Joe Bazalgette - One to Watch 2018 (ND part 2)
University course - 3D Design, Manchester School of Art
"As a designer maker my practice is underpinned by a tactile understanding of material and process, gained through experimentation in the workshop. Recently I have been investigating the relationship between traditional craft and digital technology, and how these apparently opposing methods of fabrication can be brought together in the creation of objects."
1. What was it like to be spotted by the judges as ‘One to Watch’ for 2018?
It was brilliant! I was thrilled to have so many people show interest, including the judges who were keen to find out more about me and my work which was really encouraging. I especially enjoyed revealing the process behind the projects I displayed, as I felt it furthered their understanding of my approach and allowed them to engage with the projects in a way that wouldn't have been possible without the interaction.
2. How important is colour in your work and why?
Across all my work colour is important, choosing a tone that compliments the form, aesthetic and making process is essential to create a successful object.
More specifically colour was essential in the work I showed at New Designers: for the Forced Form vases, I chose to use block colour so it didn't detract from the irregular faceted form of the vessels. I used a range of transparent colours, which refracted natural light, and created overlapping lines where the shapes overlapped on opposite sides of the vessels. I also used opaque colours, which have a plastic like appearance which prompts the viewer to question the objects materiality.
In the PolyVase project I wanted to use colour to reflect the degradation of the wooden mould as it burns away after each use. I used a higher concentration of colour for the start of the series and decreased gradually, so as the moulds definition becomes less intense so does the colour of the piece.
3. What or who inspires you?
My initial introduction to art and design was through graffiti and skateboarding, which I still draw inspiration from today. I always took notice of each artists attention to colour and how they interpreted letters, forming their own individual style, which I feel has helped me develop my own style. Skating encouraged me to understand space and architecture in a unique way, while designing and making my own spots and ramps sparked an early interest in making.
In relation to my current practice I am inspired by designers and craftspeople that work with technology, materials and process in an unconventional way. Some people and projects that stand out include Max Lamb, James Shaw and Silo Studio for their general approach, also Neri Oxman’s 3DP glass 3D printer and Tavs Jorgensen’s One Liner series for the way they have used technology in their work.
4. What gets you out of bed in the morning?
Normally my alarm clock does the job, but at the moment I am working on two proposals one for a research project following on from my dissertation, and the other is a collaborative project building on Poly Vase, so developing them to a satisfactory level has been getting me up bright and earlyish.
5. What would you like to achieve in the next year?
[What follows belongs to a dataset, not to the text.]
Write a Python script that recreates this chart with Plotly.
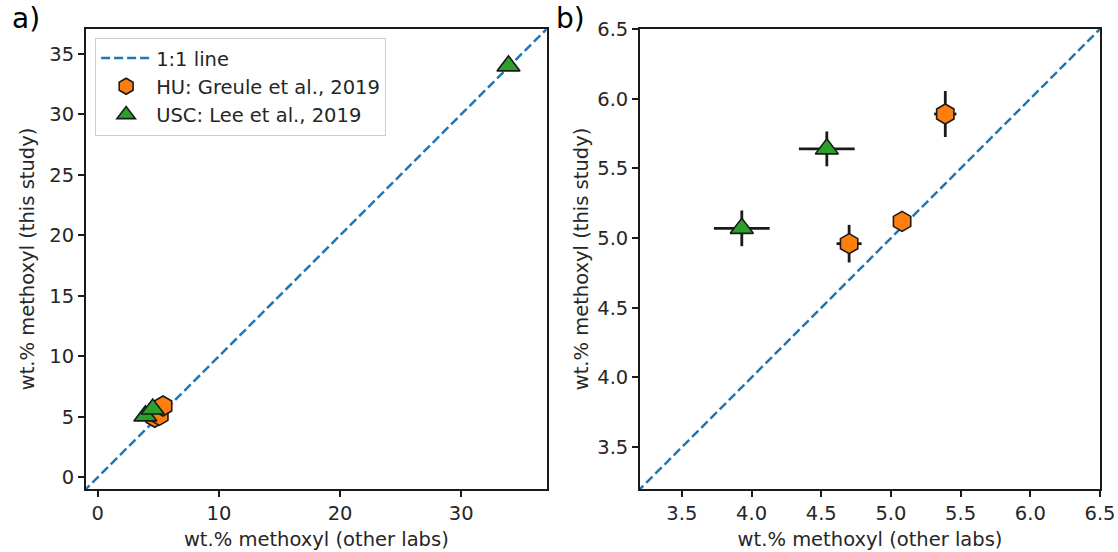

Over the next year I intend to develop my practice further, hopefully producing more work to add to the Forced Form and Poly Vase Series and starting a few new projects, the plans of which are in the works. I also hope to travel and research the relationship contemporary craftspeople and designers are forming with technology, and how they are applying it to their practice, with the help of a grant.
Aside from that I have a solo window display at the Bluecoats Display Centre next spring and have been invited to exhibit at the Great Northern Contemporary Crafts Fair and the Young Furniture Makers exhibition this October. I was also invited to apply for New Designers: One Year In which would also be great after how much I enjoyed this year
6. Tell us about someone who really made a difference to your creative journey in the past few years. Who are they and what did they do/say?
It’s hard to single out a specific person because collaboration is such an important part of my practice, I really value every working relationship that I’ve developed so far. Working with ceramicist Josh Scott on the Poly Vase was amazing as he's so skilled! Also collaborating with Elen Parry using the jig I developed for the Forced Form Furniture series to design lighting installations which were displayed in the vertical gallery at our degree show was a brilliant experience.
I was also lucky enough to work as an intern for James Shaw for a month last year, which was fascinating as I was able to build an understanding of his process first hand, and gain an insight into London studio life.
7. What is your favourite colour?
It’s hard single one out as every form, material and finish suits a different colour. On top of that you need to consider the context or surroundings to which the chosen colour is applied in order for it to work. I suppose if I had to choose one right now it would be a shade of deep cyan (PANTONE 3145 C), as it works well on my light grey (PANTONE 538 C) business cards, but generally I like to embrace colour as whole and enjoy the potential of each.